In 1846 Austen Henry Layard discovered the Black Obelisk which contained the earliest known depictions of a biblical figure. It depicts King Jehu, described as a son of Omri. The monument was carved by the Assyrians and found far from the land of Israel. Why would the name Omri be known beyond Israel’s borders?
Omri was famous, but for all the wrong reasons. Omri became king during civil conflict which split Israel into “two factions” (v. 21). When the previous king was assassinated, half of the country followed Omri, while the other half followed Tibni. When Omri’s faction overtook his opponent, he became king over both divisions. During his reign, Israel’s power expanded beyond its borders. He established Samaria as the capital city until it was destroyed in 722 BC (v. 24). The country he left to his son was recognized as a military power.

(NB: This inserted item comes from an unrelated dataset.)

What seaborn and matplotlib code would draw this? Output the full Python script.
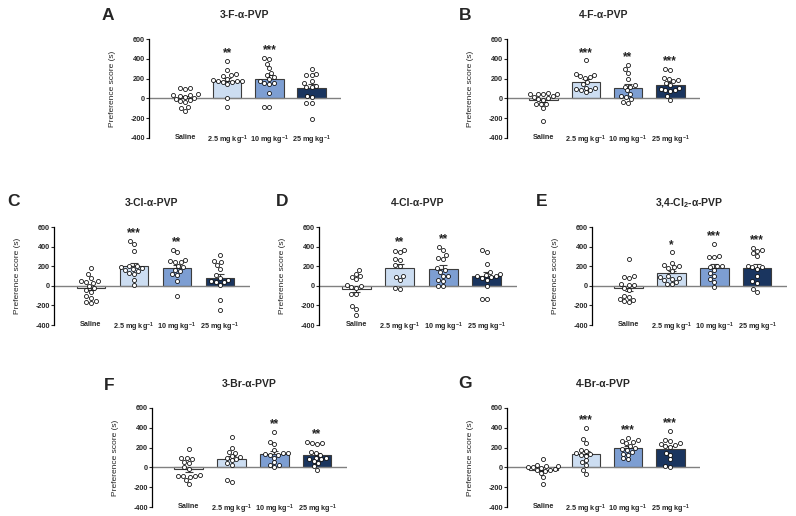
import numpy as np
import pandas as pd
import matplotlib
matplotlib.use("Agg")
import matplotlib.pyplot as plt
import seaborn as sns

sns.set_style("ticks")
plt.rcParams["font.family"] = ["Liberation Sans", "DejaVu Sans"]
plt.rcParams["axes.unicode_minus"] = False
plt.rcParams["mathtext.fontset"] = "custom"
plt.rcParams["mathtext.rm"] = "Liberation Sans"
plt.rcParams["mathtext.it"] = "Liberation Sans:italic"
plt.rcParams["mathtext.bf"] = "Liberation Sans:bold"
plt.rcParams["mathtext.default"] = "bf"

# ---------------- data ----------------
groups = ["Saline", "2.5 mg kg$^{-1}$", "10 mg kg$^{-1}$", "25 mg kg$^{-1}$"]
bar_colors = ["#ffffff", "#c6ddf7", "#6f9be0", "#0e336b"]
letters = ["A", "B", "C", "D", "E", "F", "G"]
titles = ["3-F-α-PVP", "4-F-α-PVP", "3-Cl-α-PVP", "4-Cl-α-PVP",
          "3,4-Cl$_2$-α-PVP", "3-Br-α-PVP", "4-Br-α-PVP"]

a_saline = [108, 90, 105, 30, 25, 5, 35, -20, -5, -30, -40, -85, -95, -125, 10, 40]
a_2p5 = [380, 290, 250, 235, 225, 200, 185, 175, 175, 170, 150, 180, 165, 5, -90]
a_10 = [410, 400, 350, 310, 260, 240, 220, 200, 180, 160, 155, 150, 50, -90, -90]
a_25 = [300, 250, 240, 240, 180, 160, 130, 120, 120, 20, 10, -50, -50, -210]
a_sig = ["", "**", "***", ""]

b_saline = [50, 45, 40, 45, 40, 10, 0, 20, -10, -20, -60, -60, -60, -100, -230]
b_2p5 = [385, 250, 240, 220, 225, 210, 170, 150, 110, 100, 90, 80, 80, 60]
b_10 = [340, 300, 260, 200, 140, 120, 120, 80, 40, 20, 10, -10, -40, -50]
b_25 = [300, 290, 210, 200, 190, 180, 160, 140, 110, 90, 80, 80, 70, 20, -15]
b_sig = ["", "***", "**", "***"]

c_saline = [185, 120, 80, 50, 50, 40, 30, 0, -20, -40, -60, -100, -120, -170, -180, -160]
c_2p5 = [460, 430, 360, 200, 200, 190, 180, 170, 160, 150, 130, 120, 60, 10]
c_10 = [370, 340, 260, 250, 240, 240, 200, 190, 160, 150, 110, 50, -100, 120]
c_25 = [310, 250, 240, 210, 170, 110, 80, 60, 50, 40, 40, 10, -140, -250]
c_sig = ["", "***", "**", ""]

d_saline = [160, 120, 100, 90, 70, 10, -10, -20, -80, -80, -210, -240, -300, 0]
d_2p5 = [370, 360, 340, 270, 260, 210, 200, 100, 90, 60, -20, -30]
d_10 = [400, 370, 310, 280, 270, 180, 160, 140, 100, 100, 60, 50, 0, 0]
d_25 = [365, 340, 220, 140, 120, 110, 100, 100, 90, 80, 60, 0, -130, -130]
d_sig = ["", "**", "**", ""]

e_saline = [270, 95, 90, 80, 20, 10, 10, -20, -40, -100, -110, -130, -140, -160, -170]
e_2p5 = [340, 230, 210, 200, 190, 180, 150, 100, 90, 80, 70, 60, 40, 20, 20]
e_10 = [430, 300, 290, 290, 200, 200, 190, 160, 130, 100, 70, 40, -10]
e_25 = [390, 370, 360, 330, 300, 200, 190, 190, 170, 100, 50, 30, -30, -60]
e_sig = ["", "*", "***", "***"]

f_saline = [190, 90, 80, 90, 50, 40, 0, -20, -90, -90, -90, -80, -100, -130, -170]
f_2p5 = [310, 200, 160, 150, 120, 110, 90, 80, 70, 40, 20, -130, -150]
f_10 = [360, 260, 240, 180, 150, 150, 140, 130, 130, 100, 50, 20, 20, 0]
f_25 = [260, 250, 250, 240, 160, 150, 130, 100, 100, 80, 80, 60, 40, 10, -30]
f_sig = ["", "", "**", "**"]

g_saline = [80, 20, 15, 10, 5, 0, -10, -20, -30, -30, -40, -60, -100, -170]
g_2p5 = [400, 290, 250, 180, 170, 150, 140, 130, 120, 70, 50, 20, -30, -70]
g_10 = [300, 280, 270, 260, 250, 220, 200, 190, 180, 160, 140, 130, 90, 80]
g_25 = [370, 280, 270, 250, 240, 230, 220, 210, 150, 130, 80, 10, 0]
g_sig = ["", "***", "***", "***"]

panels = [
    (a_saline, a_2p5, a_10, a_25, a_sig),
    (b_saline, b_2p5, b_10, b_25, b_sig),
    (c_saline, c_2p5, c_10, c_25, c_sig),
    (d_saline, d_2p5, d_10, d_25, d_sig),
    (e_saline, e_2p5, e_10, e_25, e_sig),
    (f_saline, f_2p5, f_10, f_25, f_sig),
    (g_saline, g_2p5, g_10, g_25, g_sig),
]

# ---------------- layout (pixels) ----------------
W, H = 796, 516
rects = [(149, 39, 341, 138), (507, 39, 700, 138),
         (54, 227, 250, 325), (319, 227, 517, 325), (592, 227, 787, 325),
         (152, 408, 347, 507), (507, 408, 700, 507)]
letter_pos = [(108, 15), (465, 15), (13, 201), (282, 201), (542, 201),
              (109, 385), (465, 384)]

fig = plt.figure(figsize=(W / 100, H / 100), dpi=100)

for k, (sal, g1, g2, g3, sig) in enumerate(panels):
    l, t, r, b = rects[k]
    ax = fig.add_axes([l / W, 1 - b / H, (r - l) / W, (b - t) / H])
    vals = [sal, g1, g2, g3]
    df = pd.DataFrame({
        "group": sum([[groups[i]] * len(v) for i, v in enumerate(vals)], []),
        "value": sum([list(v) for v in vals], []),
    })
    sns.barplot(data=df, x="group", y="value", order=groups, hue="group",
                hue_order=groups, palette=bar_colors, legend=False,
                errorbar=None, width=0.67, edgecolor="#3c3c3c",
                linewidth=0.8, ax=ax, zorder=1)
    ax.axhline(0, color="#808080", lw=1.0, zorder=1.5)
    stats = df.groupby("group", sort=False)["value"].agg(["mean", "sem"]).reindex(groups)
    for i, g in enumerate(groups):
        m, s = stats.loc[g, "mean"], stats.loc[g, "sem"]
        yerr = [[0], [s]] if m >= 0 else [[s], [0]]
        ax.errorbar(i, m, yerr=yerr, fmt="none", ecolor="#3c3c3c",
                    elinewidth=0.8, capsize=3, capthick=0.8, zorder=2)
    sns.swarmplot(data=df, x="group", y="value", order=groups, color="white",
                  edgecolor="black", linewidth=0.55, size=2.9, ax=ax, zorder=3)
    for i, s in enumerate(sig):
        if s:
            ax.text(i, max(vals[i]) + 45, s, ha="center", va="baseline",
                    fontsize=8.5, fontweight="bold", color="#222222")
    ax.set_xlim(-0.86, 3.7)
    ax.set_ylim(-400, 600)
    ax.set_yticks(range(-400, 601, 200))
    ax.set_xlabel("")
    ax.set_ylabel("Preference score (s)", fontsize=6, labelpad=10)
    for sp in ["top", "right", "bottom"]:
        ax.spines[sp].set_visible(False)
    ax.spines["left"].set_linewidth(0.9)
    ax.spines["left"].set_color("black")
    ax.tick_params(axis="y", labelsize=5.2, width=0.8, length=2, pad=1)
    ax.tick_params(axis="x", labelsize=5.2, length=0, pad=-3)
    for lbl in ax.get_yticklabels() + ax.get_xticklabels():
        lbl.set_fontweight("bold")
    fig.text(((l + r) / 2) / W, 1 - (t - 24) / H, titles[k], ha="center",
             va="center", fontsize=7.5, fontweight="bold")
    lx, ly = letter_pos[k]
    fig.text(lx / W, 1 - ly / H, letters[k], ha="center", va="center",
             fontsize=12.5, fontweight="bold")

fig.savefig("out.png", dpi=100, facecolor="white")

Yet for all his fame, Omri was wicked, and his 12-year reign was summarized in just eight verses. The judgment is that “he sinned more than all those before him” (v. 25). What did he do? He followed in the sins of Jeroboam (v. 26).

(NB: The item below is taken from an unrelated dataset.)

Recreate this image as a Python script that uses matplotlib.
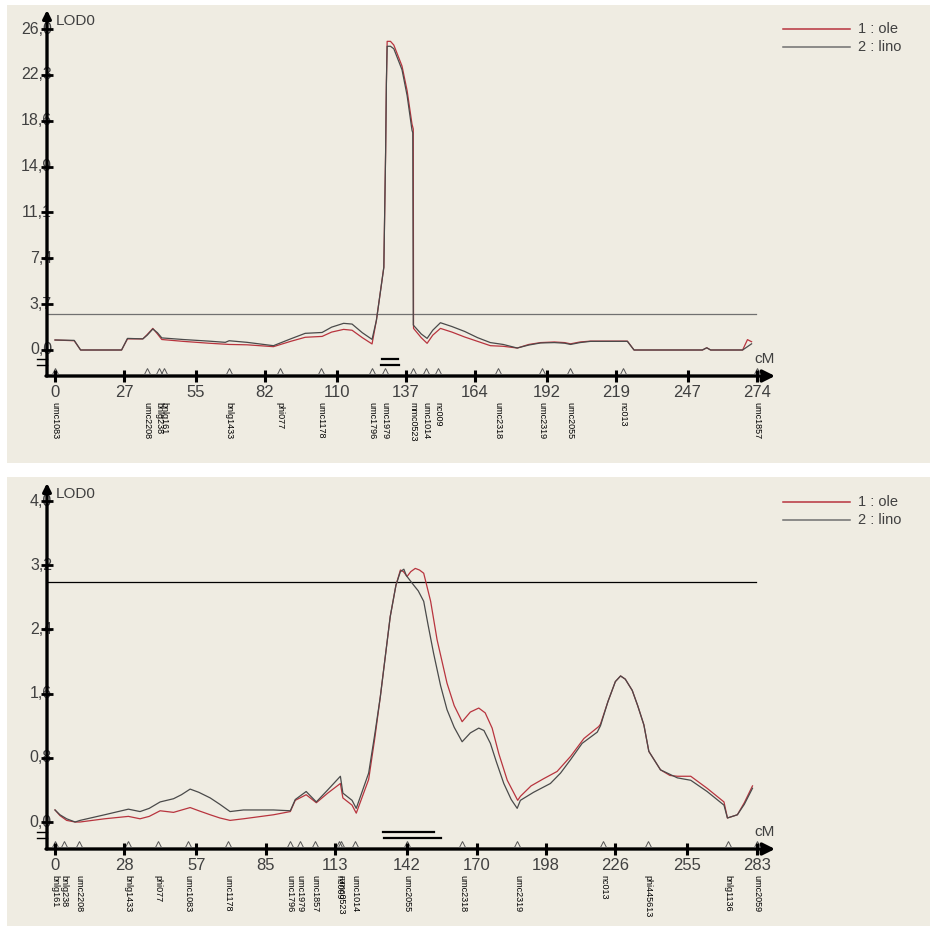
import matplotlib
matplotlib.use("Agg")
import matplotlib.pyplot as plt
from matplotlib.patches import Rectangle

plt.rcParams['font.family'] = ['Liberation Sans', 'DejaVu Sans']

W, H = 933, 930
BG = "#efece2"
RED = "#b8343e"
GREY = "#4a4a4a"
TXT = "#404040"

# ---------------- top chromosome ----------------
top_xticks = [0, 27, 55, 82, 110, 137, 164, 192, 219, 247, 274]
top_yticks = [0.0, 3.714, 7.429, 11.143, 14.857, 18.571, 22.286, 26.0]
top_marker_names = ["umc1083", "umc2208", "bnlg238", "bnlg161", "bnlg1433", "phi077",
                    "umc1178", "umc1796", "umc1979", "mmc0523", "umc1014", "nc009",
                    "umc2318", "umc2319", "umc2055", "nc013", "umc1857"]
top_marker_cm = [0, 36.0, 40.7, 42.6, 68.0, 88.0, 104.0, 123.9, 129.0, 139.6, 145.0,
                 149.7, 172.8, 190.0, 201.0, 221.7, 274]

top_ole_cm = [0, 7.5, 10, 26, 28.3, 34.3, 36, 38.2, 40, 41.7, 50, 60, 68, 75, 85.3, 92,
              97.7, 104.3, 108, 112.7, 116, 120, 123.8, 125.5, 128.4, 129.1, 129.4, 129.7,
              131, 132.3, 135.5, 137.5, 139.4, 139.9, 140.0, 143, 145.3, 147.5, 150.5, 155,
              160, 165, 170, 175, 180.5, 185, 189.6, 195, 199, 201.3, 205, 209.1, 223.5,
              226.1, 252.8, 254.5, 256, 268.5, 270.4, 272]
top_ole_lod = [0.81, 0.75, 0.0, 0.0, 0.9, 0.9, 1.25, 1.75, 1.3, 0.85, 0.7, 0.55, 0.45, 0.42,
               0.27, 0.7, 1.03, 1.1, 1.45, 1.67, 1.6, 1.0, 0.49, 2.4, 6.7, 16.0, 21.6, 25.0,
               25.0, 24.7, 23.0, 21.0, 18.3, 17.9, 1.75, 1.0, 0.54, 1.2, 1.75, 1.45,
               1.05, 0.7, 0.35, 0.3, 0.16, 0.45, 0.6, 0.65, 0.6, 0.5, 0.65, 0.72, 0.72,
               0.0, 0.0, 0.18, 0.0, 0.0, 0.84, 0.67]

top_lino_cm = [0, 7.5, 10, 26, 28.3, 34.3, 36, 38.2, 40, 41.7, 50, 60, 66.5, 68, 75, 85.3,
               92, 97.7, 104.3, 108, 112.7, 116, 120, 123.8, 125.5, 128.4, 129.1, 129.4,
               129.7, 131, 132.3, 135.5, 137.5, 139.4, 139.7, 139.9, 143, 145.3, 147.5,
               150.5, 155, 160, 165, 170, 175, 180.5, 185, 189.6, 195, 199, 201.3, 205,
               209.1, 223.5, 226.1, 252.8, 254.5, 256, 268.5, 272]
top_lino_lod = [0.81, 0.78, 0.0, 0.0, 0.94, 0.9, 1.2, 1.7, 1.4, 0.98, 0.85, 0.72, 0.62,
                0.75, 0.62, 0.35, 0.9, 1.35, 1.42, 1.85, 2.16, 2.1, 1.4, 0.86, 2.4, 6.7,
                16.0, 21.6, 24.6, 24.6, 24.4, 22.7, 20.6, 17.8, 17.6, 2.02, 1.3, 0.94, 1.6,
                2.21, 1.9, 1.5, 1.0, 0.6, 0.45, 0.16, 0.4, 0.57, 0.6, 0.55, 0.45, 0.6, 0.7,
                0.7, 0.0, 0.0, 0.18, 0.0, 0.0, 0.5]

top_threshold = 2.92
top_intervals = [(127.5, 134.0), (127.3, 134.2)]

# ---------------- bottom chromosome ----------------
bot_xticks = [0, 28, 57, 85, 113, 142, 170, 198, 226, 255, 283]
bot_yticks = [0.0, 0.8, 1.6, 2.4, 3.2, 4.0]
bot_marker_names = ["bnlg161", "bnlg238", "umc2208", "bnlg1433", "phi077", "umc1083",
                    "umc1178", "umc1796", "umc1979", "umc1857", "nc009", "mmc0523",
                    "umc1014", "umc2055", "umc2318", "umc2319", "nc013", "phi445613",
                    "bnlg1136", "umc2059"]
bot_marker_cm = [0, 3.6, 9.7, 29.5, 41.6, 53.7, 69.8, 94.9, 98.9, 105.0, 114.7, 115.5,
                 121.1, 142.1, 164.3, 186.5, 221.2, 239.0, 271.3, 283]

bot_ole_cm = [0, 2, 4.7, 8.1, 10.1, 20, 29.6, 34.3, 38, 42.4, 47.8, 54.5, 58, 62.6, 66.5,
              70.6, 76, 88.1, 94.9, 96.9, 101.3, 105.4, 110, 115.1, 116.1, 119.8, 121.5,
              126.5, 129, 131.2, 135.2, 137.5, 139.3, 140.5, 142, 143.5, 145.3, 147, 148.7,
              151.5, 154.1, 158.1, 161, 164.2, 167.5, 170.9, 173.5, 176.3, 179, 182.4,
              186.6, 187.7, 192, 197.1, 202.5, 208, 213.3, 219.3, 220, 223, 226, 228.1,
              230, 232.8, 235, 237.5, 239.5, 244.2, 248, 251, 256.4, 263, 269.8, 271.2,
              275.2, 278, 281.3]
bot_ole_lod = [0.15, 0.08, 0.02, 0.0, 0.0, 0.04, 0.07, 0.04, 0.07, 0.14, 0.12, 0.18, 0.14,
               0.09, 0.05, 0.02, 0.04, 0.09, 0.13, 0.27, 0.34, 0.24, 0.36, 0.48, 0.30, 0.21,
               0.11, 0.53, 1.05, 1.56, 2.56, 2.95, 3.14, 3.12, 3.06, 3.12, 3.16, 3.14, 3.10,
               2.75, 2.27, 1.73, 1.45, 1.25, 1.37, 1.42, 1.36, 1.17, 0.85, 0.52, 0.27,
               0.32, 0.45, 0.54, 0.63, 0.82, 1.04, 1.19, 1.22, 1.5, 1.75, 1.82, 1.78, 1.64,
               1.45, 1.21, 0.88, 0.65, 0.58, 0.57, 0.57, 0.42, 0.25, 0.05, 0.09, 0.24, 0.45]

bot_lino_cm = [0, 2, 4.7, 8.1, 10.1, 20, 29.6, 34.3, 38, 42.4, 47.8, 51, 54.5, 58, 62.6,
               66.5, 70.6, 76, 88.1, 94.9, 96.9, 101.3, 105.4, 110, 115.1, 116.1, 119.8,
               121.5, 126.5, 129, 131.2, 135.2, 137.5, 139.3, 140.7, 141.7, 144.7, 146.5,
               148.7, 150.5, 152.7, 155.5, 158.1, 161, 164.2, 167.5, 170.9, 173, 175.6, 178,
               181, 184, 186.4, 187.7, 193, 199.8, 203.9, 208, 212.6, 218.7, 220, 223, 226,
               228.1, 230, 232.8, 235, 237.5, 239.5, 244.2, 251, 256.4, 263, 269.8, 271.2,
               275.2, 278, 281.3]
bot_lino_lod = [0.15, 0.09, 0.04, 0.0, 0.02, 0.09, 0.16, 0.13, 0.17, 0.25, 0.29, 0.34, 0.41,
                0.37, 0.30, 0.22, 0.13, 0.15, 0.15, 0.14, 0.28, 0.38, 0.25, 0.40, 0.57, 0.36,
                0.27, 0.17, 0.61, 1.1, 1.56, 2.56, 2.95, 3.12, 3.15, 3.07, 2.95, 2.88, 2.75,
                2.45, 2.10, 1.70, 1.40, 1.18, 1.0, 1.11, 1.17, 1.14, 0.98, 0.75, 0.48, 0.28,
                0.17, 0.27, 0.37, 0.48, 0.61, 0.78, 0.98, 1.12, 1.2, 1.5, 1.75, 1.82, 1.78,
                1.64, 1.45, 1.21, 0.88, 0.65, 0.55, 0.52, 0.38, 0.21, 0.05, 0.09, 0.22, 0.42]

bot_threshold = 2.99
bot_intervals = [(132.4, 153.0), (132.8, 155.6)]

series_labels = ["1 : ole", "2 : lino"]

fig = plt.figure(figsize=(W / 100, H / 100), dpi=100)
fig.patch.set_facecolor("white")


def fmt(v):
    return f"{v:.1f}".replace(".", ",")


def panel(box, x0px, x1px, xmax, y0px, y1px, ymax):
    # axes covering the whole beige panel, data mapped to the original pixel layout
    l, t, r, b = box
    ax = fig.add_axes([l / W, 1 - b / H, (r - l) / W, (b - t) / H])
    sx = (x1px - x0px) / xmax
    sy = (y0px - y1px) / ymax
    ax.set_xlim((l - x0px) / sx, (r - x0px) / sx)
    ax.set_ylim((y0px - b) / sy, (y0px - t) / sy)
    ax.axis("off")
    ax.add_patch(Rectangle((0, 0), 1, 1, transform=ax.transAxes, facecolor=BG,
                           edgecolor="none", zorder=0))
    X = lambda p: (p - x0px) / sx
    Y = lambda p: (y0px - p) / sy
    return ax, X, Y


def draw(ax, X, Y, axis_py, ytop_py, xticks, yticks, names, mcm, ole, lino,
         thr, thr_col, intervals, leg_py, ntop_py):
    ya = Y(axis_py)
    # curves
    ax.plot(ole[0], ole[1], color=RED, lw=0.9, zorder=3)
    ax.plot(lino[0], lino[1], color=GREY, lw=0.9, zorder=4)
    # threshold
    ax.plot([X(47), X(756)], [thr, thr], color=thr_col, lw=0.9, zorder=2)
    # axes with arrows
    ax.annotate("", xy=(X(775), ya), xytext=(X(46), ya),
                arrowprops=dict(arrowstyle="-|>", lw=2.4, color="black",
                                mutation_scale=18, shrinkA=0, shrinkB=0), zorder=5)
    ax.annotate("", xy=(X(47), Y(ytop_py)), xytext=(X(47), ya),
                arrowprops=dict(arrowstyle="-|>", lw=2.4, color="black",
                                mutation_scale=12, shrinkA=0, shrinkB=0), zorder=5)
    # y ticks
    ax.plot([X(47)] * len(yticks), yticks, ls="none", marker="_", ms=9, mew=2,
            color="black", zorder=5)
    for v in yticks:
        ax.text(X(52), v, fmt(v), ha="right", va="center", fontsize=11.5, color=TXT,
                zorder=4)
    # small ticks below zero + support intervals
    for k, (a, e) in enumerate(intervals):
        yy = Y(axis_py - 17 + 6 * k)
        ax.plot([X(37), X(47)], [yy, yy], color="black", lw=1, zorder=5)
        ax.plot([a, e], [yy, yy], color="black", lw=1.6, zorder=5)
    # x ticks
    ax.plot(xticks, [ya] * len(xticks), ls="none", marker="|", ms=8, mew=2.2,
            color="black", zorder=6)
    for v in xticks:
        ax.text(v, Y(axis_py + 9), str(v), ha="center", va="top", fontsize=12,
                color=TXT)
    # markers
    ax.plot(mcm, [Y(axis_py - 5)] * len(mcm), ls="none", marker="^", ms=5,
            mfc="none", mec="#555555", mew=0.7, zorder=5)
    for n, c in zip(names, mcm):
        ax.text(c, Y(ntop_py), n, rotation=270, ha="center", va="top",
                fontsize=6.5, color="black")
    # axis names
    ax.text(X(56), Y(ytop_py + 11), "LOD0", ha="left", va="center", fontsize=11,
            color=TXT)
    ax.text(X(765), Y(axis_py - 17), "cM", ha="center", va="center", fontsize=11,
            color=TXT)
    # legend
    for k, (lab, col) in enumerate(zip(series_labels, [RED, "#707070"])):
        yy = Y(leg_py + 18 * k)
        ax.plot([X(783), X(850)], [yy, yy], color=col, lw=1.1)
        ax.text(X(858), yy, lab, ha="left", va="center", fontsize=10.5, color=TXT)


ax1, X1, Y1 = panel((7, 5, 930, 463), 55, 756.7, 274, 350, 29, 26.0)
draw(ax1, X1, Y1, 376, 10, top_xticks, top_yticks, top_marker_names, top_marker_cm,
     (top_ole_cm, top_ole_lod), (top_lino_cm, top_lino_lod), top_threshold, "#707070",
     top_intervals, 29, 402)

ax2, X2, Y2 = panel((7, 477, 930, 926), 55, 756.7, 283, 822, 501, 4.0)
draw(ax2, X2, Y2, 849, 483, bot_xticks, bot_yticks, bot_marker_names, bot_marker_cm,
     (bot_ole_cm, bot_ole_lod), (bot_lino_cm, bot_lino_lod), bot_threshold, "black",
     bot_intervals, 502, 875)

fig.savefig("out.png", dpi=100, facecolor="white")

Decades after Jeroboam built the golden calves at Bethel and Dan, they were still a temptation to the kings who followed him. Once again God’s people turned to “worthless idols” (v. 26).
Though Omri was a stabilizing figure for Israel in many respects, his soul was rotten. He may have been renowned across the ancient Near East, but to God who put him on the throne, his reign was noted for its evil acts.

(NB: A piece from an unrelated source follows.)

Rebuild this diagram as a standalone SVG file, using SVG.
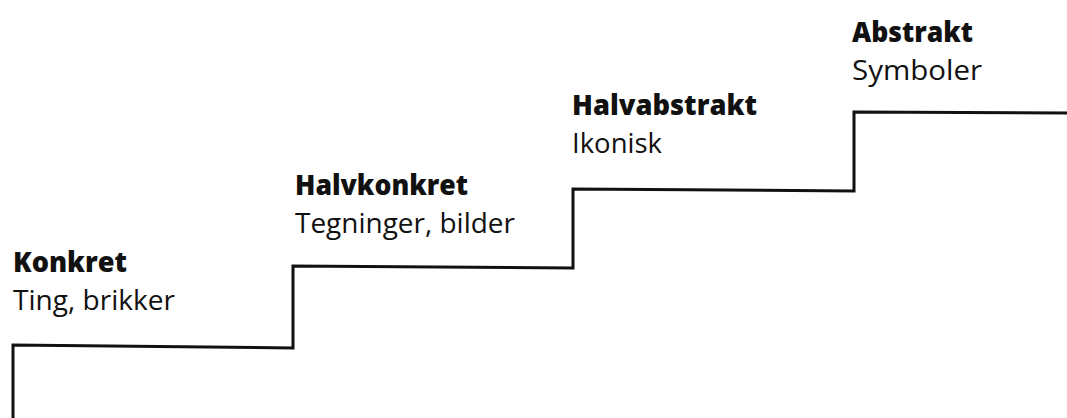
<svg xmlns="http://www.w3.org/2000/svg" width="1067" height="418" viewBox="0 0 1067 418">
<style>
.t{font-family:"Open Sans","Noto Sans","Liberation Sans",sans-serif;font-size:28px;fill:#111}
.b{font-weight:800}
.stair{fill:none;stroke:#111;stroke-width:3;stroke-linejoin:miter;stroke-linecap:butt}
</style>
<rect width="1067" height="418" fill="#fff"/>
<g id="connectors">
<path class="stair" d="M13 418 L13 345 L293 348 L293 266 L573 268 L573 189 L854 191 L854 112 L1067 113"/>
</g>
<g id="konkret">
<text class="t b" x="13" y="272" textLength="114" lengthAdjust="spacingAndGlyphs">Konkret</text>
<text class="t" x="13" y="310" textLength="162" lengthAdjust="spacingAndGlyphs">Ting, brikker</text>
</g>
<g id="halvkonkret">
<text class="t b" x="295" y="195" textLength="173" lengthAdjust="spacingAndGlyphs">Halvkonkret</text>
<text class="t" x="295" y="233" textLength="220" lengthAdjust="spacingAndGlyphs">Tegninger, bilder</text>
</g>
<g id="halvabstrakt">
<text class="t b" x="572" y="115" textLength="185" lengthAdjust="spacingAndGlyphs">Halvabstrakt</text>
<text class="t" x="572" y="153" textLength="90" lengthAdjust="spacingAndGlyphs">Ikonisk</text>
</g>
<g id="abstrakt">
<text class="t b" x="852" y="42" textLength="121" lengthAdjust="spacingAndGlyphs">Abstrakt</text>
<text class="t" x="852" y="80" textLength="130" lengthAdjust="spacingAndGlyphs">Symboler</text>
</g>
</svg>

>> What would you like to be known for? In our modern society, being known or influential is a highly prized characteristic. We spend a great deal of time trying to get people to notice and admire us. But it is important to remember that while people look on our outer reputation, God sees our heart (1 Sam. 16:7).
Though You see each evil thought and desire we entertain, You love us deeply and sacrificially. Lord, if we are known by the world at all, may we be known for our devotion to You.